**The task**
Restate, exactly and without pictures, the lines from the start of the listing below through the line holding "plt.rcParams['mathtext.fontset'] = 'cm'".
===== Given data =====
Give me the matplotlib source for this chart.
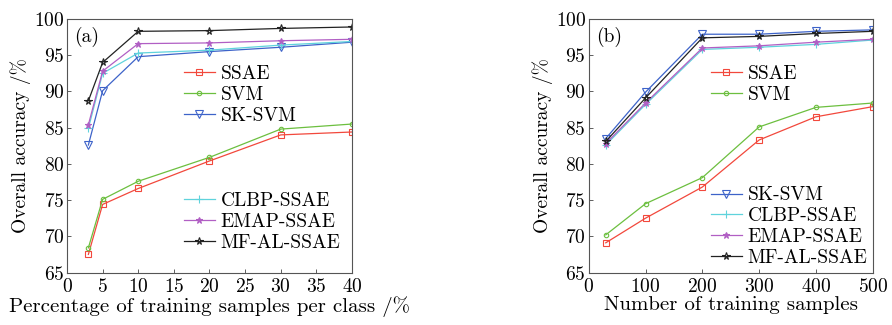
import matplotlib
matplotlib.use("Agg")
import matplotlib.pyplot as plt

plt.rcParams['font.family'] = ['cmr10', 'DejaVu Serif']
plt.rcParams['axes.formatter.use_mathtext'] = True
plt.rcParams['mathtext.fontset'] = 'cm'

# Panel (a)
xa = [3, 5, 10, 20, 30, 40]
a_ssae = [67.5, 74.4, 76.6, 80.4, 84.0, 84.4]
a_svm = [68.4, 75.1, 77.6, 80.9, 84.8, 85.5]
a_sksvm = [82.6, 90.1, 94.8, 95.5, 96.1, 96.8]
a_clbp = [84.9, 92.5, 95.3, 95.7, 96.4, 96.9]
a_emap = [85.4, 92.8, 96.6, 96.7, 97.0, 97.2]
a_mfal = [88.7, 94.0, 98.3, 98.4, 98.7, 98.9]

# Panel (b)
xb = [30, 100, 200, 300, 400, 500]
b_ssae = [69.1, 72.5, 76.8, 83.3, 86.5, 87.9]
b_svm = [70.2, 74.5, 78.1, 85.1, 87.8, 88.4]
b_sksvm = [83.5, 89.9, 97.9, 97.9, 98.3, 98.5]
b_clbp = [82.6, 88.2, 95.8, 96.1, 96.5, 97.1]
b_emap = [82.8, 88.4, 96.0, 96.3, 96.8, 97.2]
b_mfal = [83.1, 89.1, 97.4, 97.6, 98.0, 98.3]

names = ['SSAE', 'SVM', 'SK-SVM', 'CLBP-SSAE', 'EMAP-SSAE', 'MF-AL-SSAE']
colors = ['#f2483c', '#6cbf3f', '#3d63c9', '#5fd3dc', '#b15fc4', '#222222']
markers = ['s', 'o', 'v', '+', '*', '*']
msizes = [4.5, 3.2, 5.5, 5.5, 4.5, 5.5]

fig = plt.figure(figsize=(8.92, 3.25), dpi=100)
axA = fig.add_axes([0.0751, 0.1615, 0.3195, 0.78])
axB = fig.add_axes([0.660, 0.1615, 0.3184, 0.78])

FS = 14

def draw(ax, x, series, xlim, xticks, xlabel, tag):
    lines = []
    for i, (y, n) in enumerate(zip(series, names)):
        mfc = colors[i] if n == 'EMAP-SSAE' else 'none'
        ln, = ax.plot(x, y, color=colors[i], marker=markers[i], ms=msizes[i],
                      mfc=mfc, mec=colors[i], lw=0.9, mew=0.8, label=n)
        lines.append(ln)
    ax.set_xlim(*xlim)
    ax.set_ylim(65, 100)
    ax.set_xticks(xticks)
    ax.set_yticks(range(65, 101, 5))
    ax.tick_params(direction='in', labelsize=FS, length=3, width=0.6,
                   colors='#444444', labelcolor='black')
    ax.tick_params(axis='x', pad=4)
    ax.tick_params(axis='y', pad=2)
    for s in ax.spines.values():
        s.set_color('#555555')
        s.set_linewidth(0.8)
    ax.set_xlabel(xlabel, fontsize=15, labelpad=0)
    ax.set_ylabel('Overall accuracy /%', fontsize=FS, labelpad=2)
    ax.text(0.025, 0.93, tag, transform=ax.transAxes, fontsize=FS,
            va='center', ha='left')
    return lines

la = draw(axA, xa, [a_ssae, a_svm, a_sksvm, a_clbp, a_emap, a_mfal],
          (0, 40), range(0, 41, 5), 'Percentage of training samples per class /%', '(a)')
lb = draw(axB, xb, [b_ssae, b_svm, b_sksvm, b_clbp, b_emap, b_mfal],
          (0, 500), range(0, 501, 100), 'Number of training samples', '(b)')

kw = dict(frameon=False, fontsize=FS, borderpad=0, borderaxespad=0,
          handlelength=1.6, handletextpad=0.3, labelspacing=0.15, loc='center left')
l1 = axA.legend(la[:3], names[:3], bbox_to_anchor=(0.41, 0.70), **kw)
axA.add_artist(l1)
axA.legend(la[3:], names[3:], bbox_to_anchor=(0.41, 0.20), **kw)
l2 = axB.legend(lb[:2], names[:2], bbox_to_anchor=(0.43, 0.742), **kw)
axB.add_artist(l2)
axB.legend(lb[2:], names[2:], bbox_to_anchor=(0.43, 0.181), **kw)

fig.savefig('out.png', dpi=100)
=====
**Solution to the problem**
Give me the matplotlib source for this chart.
import matplotlib
matplotlib.use("Agg")
import matplotlib.pyplot as plt

plt.rcParams['font.family'] = ['cmr10', 'DejaVu Serif']
plt.rcParams['axes.formatter.use_mathtext'] = True
plt.rcParams['mathtext.fontset'] = 'cm'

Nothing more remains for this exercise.